Not long after his decision, Judge Spicer received a threat that it would be "only a matter of time" before he was assassinated. (He wasn't.) On December 28, 1881 while he was crossing the street, Virgil Earp (who was still Marshall and had recovered from the O.K. Corral injuries) was shot in the left arm. He was never able to fully use his left arm again.
In February of 1882, Ike Clanton brought more murder charges against the Earps - this time in another town. Since no new evidence had surfaced, the charges were thrown out, even though Wyatt had been arrested again. (The "double jeopardy" law prohibited another trial.)
The next month, while playing billiards at a Tombstone saloon, Morgan Earp (Wyatt's favorite brother) was shot in the back. Another bullet narrowly missed Wyatt who became intent on finding his brother's killer. Within weeks, he had done just that. Instead of bringing the suspects in for trial, Wyatt took the law into his own hands.
Now on the run himself, Wyatt and Josie left Tombstone. Traveling as far north as Alaska, they eventually settled in California where they grew old together. (Wyatt, parenthetically, called his wife "Sadie," after her second name.) By some accounts, even though they were together fifty-three years, they never married. They had left their friend, Doc Holliday, in Colorado where he was treated in a tuberculosis sanitarium. It wasn't long before Doc was dead.
And what of Ike Clanton, the unarmed man who ran from the fight on Fremont Street?
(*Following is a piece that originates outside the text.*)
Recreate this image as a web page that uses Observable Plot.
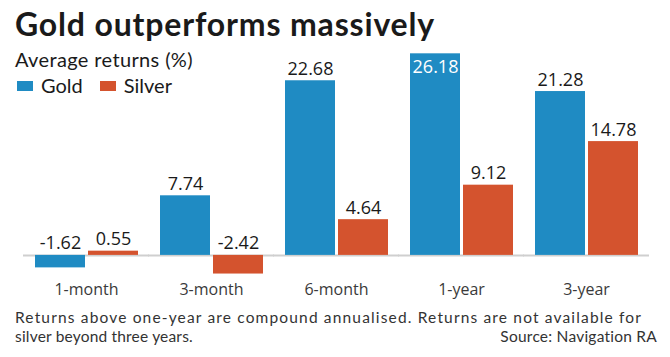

He was shot and killed on June 1, 1887 when he was 40 years old. Some folks say he was shot while rustling cattle. Other folks say he was killed by a hired gun.
Ike was buried in an unmarked grave along Eagle Creek, near Springerville, Arizona. Folks soon forgot where he was until June 26, 1996, when his namesake, Terry "Ike" Clanton, rediscovered the grave. If he isn't already in Tombstone, he will be soon - buried next to the brother he lost in the Shoot-Out at the O.K. Corral.